— BEGIN —
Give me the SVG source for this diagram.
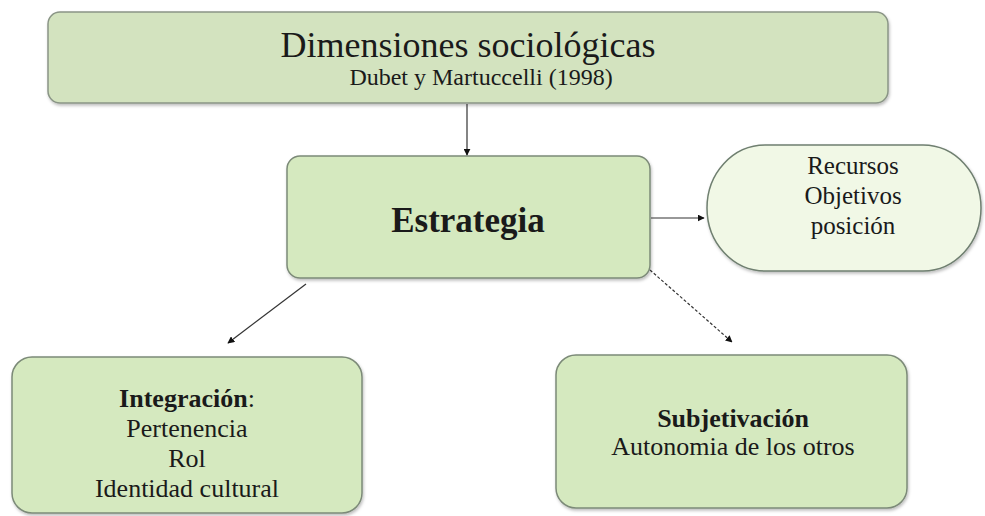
<svg xmlns="http://www.w3.org/2000/svg" width="985" height="516" viewBox="0 0 985 516">
  <style>
    .box { fill: #d5e9bf; stroke: #7c8a78; stroke-width: 1.5; }
    .top { fill: #d3e3bf; stroke: #8a9586; stroke-width: 1.5; }
    .pill { fill: #f1f8e6; stroke: #6f7f70; stroke-width: 1.5; }
    text { font-family: "Liberation Serif", "Times New Roman", serif; fill: #1a1a1a; text-anchor: middle; }
    .b { font-weight: bold; }
    .conn { stroke: #333; stroke-width: 1.2; fill: none; }
  </style>
  <defs>
    <marker id="arr" viewBox="0 0 10 10" refX="9" refY="5" markerWidth="7" markerHeight="7" orient="auto" markerUnits="userSpaceOnUse">
      <path d="M0,0 L10,5 L0,10 z" fill="#111"/>
    </marker>
    <filter id="sh" x="-5%" y="-5%" width="110%" height="115%">
      <feDropShadow dx="1" dy="2" stdDeviation="1.5" flood-color="#000" flood-opacity="0.25"/>
    </filter>
  </defs>
  <rect width="985" height="516" fill="#ffffff"/>

  <g id="dimensiones">
    <rect class="top" x="48" y="12" width="840" height="91" rx="12" filter="url(#sh)"/>
    <text x="468" y="57" font-size="36">Dimensiones  sociológicas</text>
    <text x="481" y="85" font-size="24">Dubet y Martuccelli (1998)</text>
  </g>

  <g id="estrategia">
    <rect class="box" x="287" y="156" width="363" height="122" rx="13" filter="url(#sh)"/>
    <text class="b" x="468" y="232" font-size="35">Estrategia</text>
  </g>

  <g id="recursos">
    <rect class="pill" x="707" y="145" width="274" height="126" rx="58" ry="63" filter="url(#sh)"/>
    <text x="853" y="174" font-size="25">Recursos</text>
    <text x="853" y="204" font-size="25">Objetivos</text>
    <text x="853" y="234" font-size="25">posición</text>
  </g>

  <g id="integracion">
    <rect class="box" x="12" y="357" width="350" height="156" rx="20" filter="url(#sh)"/>
    <text x="187" y="407" font-size="26"><tspan class="b">Integración</tspan>:</text>
    <text x="187" y="437" font-size="26">Pertenencia</text>
    <text x="187" y="467" font-size="26">Rol</text>
    <text x="187" y="497" font-size="26">Identidad cultural</text>
  </g>

  <g id="subjetivacion">
    <rect class="box" x="556" y="355" width="351" height="153" rx="20" filter="url(#sh)"/>
    <text class="b" x="733" y="427" font-size="26">Subjetivación</text>
    <text x="733" y="455" font-size="26">Autonomia de los otros</text>
  </g>

  <g id="connectors">
    <line class="conn" x1="467" y1="104" x2="467" y2="155" marker-end="url(#arr)"/>
    <line class="conn" x1="651" y1="218" x2="704" y2="218" marker-end="url(#arr)"/>
    <line class="conn" x1="306" y1="284" x2="228" y2="343" stroke="#777" marker-end="url(#arr)"/>
    <line class="conn" x1="650" y1="270" x2="732" y2="342" stroke="#222" stroke-width="2.2" stroke-dasharray="3,2" marker-end="url(#arr)"/>
  </g>
</svg>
— END —
WRITTEN PROBLEM
Reproduce the listing word for word and omit its pictures.

CORRECT ANSWER
Give me the SVG source for this diagram.
<svg xmlns="http://www.w3.org/2000/svg" width="985" height="516" viewBox="0 0 985 516">
  <style>
    .box { fill: #d5e9bf; stroke: #7c8a78; stroke-width: 1.5; }
    .top { fill: #d3e3bf; stroke: #8a9586; stroke-width: 1.5; }
    .pill { fill: #f1f8e6; stroke: #6f7f70; stroke-width: 1.5; }
    text { font-family: "Liberation Serif", "Times New Roman", serif; fill: #1a1a1a; text-anchor: middle; }
    .b { font-weight: bold; }
    .conn { stroke: #333; stroke-width: 1.2; fill: none; }
  </style>
  <defs>
    <marker id="arr" viewBox="0 0 10 10" refX="9" refY="5" markerWidth="7" markerHeight="7" orient="auto" markerUnits="userSpaceOnUse">
      <path d="M0,0 L10,5 L0,10 z" fill="#111"/>
    </marker>
    <filter id="sh" x="-5%" y="-5%" width="110%" height="115%">
      <feDropShadow dx="1" dy="2" stdDeviation="1.5" flood-color="#000" flood-opacity="0.25"/>
    </filter>
  </defs>
  <rect width="985" height="516" fill="#ffffff"/>

  <g id="dimensiones">
    <rect class="top" x="48" y="12" width="840" height="91" rx="12" filter="url(#sh)"/>
    <text x="468" y="57" font-size="36">Dimensiones  sociológicas</text>
    <text x="481" y="85" font-size="24">Dubet y Martuccelli (1998)</text>
  </g>

  <g id="estrategia">
    <rect class="box" x="287" y="156" width="363" height="122" rx="13" filter="url(#sh)"/>
    <text class="b" x="468" y="232" font-size="35">Estrategia</text>
  </g>

  <g id="recursos">
    <rect class="pill" x="707" y="145" width="274" height="126" rx="58" ry="63" filter="url(#sh)"/>
    <text x="853" y="174" font-size="25">Recursos</text>
    <text x="853" y="204" font-size="25">Objetivos</text>
    <text x="853" y="234" font-size="25">posición</text>
  </g>

  <g id="integracion">
    <rect class="box" x="12" y="357" width="350" height="156" rx="20" filter="url(#sh)"/>
    <text x="187" y="407" font-size="26"><tspan class="b">Integración</tspan>:</text>
    <text x="187" y="437" font-size="26">Pertenencia</text>
    <text x="187" y="467" font-size="26">Rol</text>
    <text x="187" y="497" font-size="26">Identidad cultural</text>
  </g>

  <g id="subjetivacion">
    <rect class="box" x="556" y="355" width="351" height="153" rx="20" filter="url(#sh)"/>
    <text class="b" x="733" y="427" font-size="26">Subjetivación</text>
    <text x="733" y="455" font-size="26">Autonomia de los otros</text>
  </g>

  <g id="connectors">
    <line class="conn" x1="467" y1="104" x2="467" y2="155" marker-end="url(#arr)"/>
    <line class="conn" x1="651" y1="218" x2="704" y2="218" marker-end="url(#arr)"/>
    <line class="conn" x1="306" y1="284" x2="228" y2="343" stroke="#777" marker-end="url(#arr)"/>
    <line class="conn" x1="650" y1="270" x2="732" y2="342" stroke="#222" stroke-width="2.2" stroke-dasharray="3,2" marker-end="url(#arr)"/>
  </g>
</svg>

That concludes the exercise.